Au Congrès des fonctionnaires, Delmas disait très justement « qu'il

y avait des gens dans les partis et aussi dans le mouvement syndical qui ne comprennent pas que depuis la guerre un renouvellement des idées, comme des principes essentiels, s'est opéré ».

Delmas est un des militants de la C.G.T. Qui a proclamé la nécessité de l'action commune du syndicalisme avec le Front populaire, en soulignant que la C.G.T. Unifiée devait être l'animatrice de ce mouvement.

En cela nous sommes entièrement d'accord et nous avons proposé que l'unanimité se fasse au Congrès confédéral de fusion sur le programme du Front populaire, pour que l'action commune se réalise immédiatement pour la défense du pain, des libertés et de la paix.

Le mouvement syndical qui fait siens les grands mots d'ordre de Marx, qui inscrit sur ses drapeaux la conclusion du Manifeste communiste : « Prolétaires de tous les pays, unissez- vous ! », ne saurait en repousser la doctrine, les moyens d'action et les buts révolutionnaires.

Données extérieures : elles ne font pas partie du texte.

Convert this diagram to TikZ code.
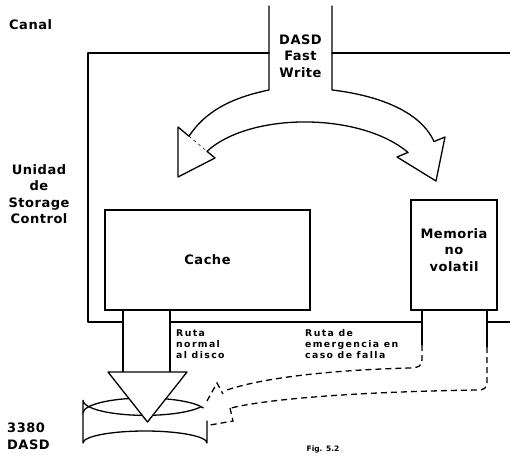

En tout cas la pensée marxiste doit pouvoir s'exprimer librement dans la C.G.T. Unifiée, comme tout autre opinion doctrinale.

Brimer les syndiqués communistes, sous quelque forme que ce soit, cela signifierait en réalité que dans le mouvement syndical on s'oppose à la libre expression de la doctrine de Marx et d'Engels, et que le proudhonisme est sa doctrine officielle et immuable.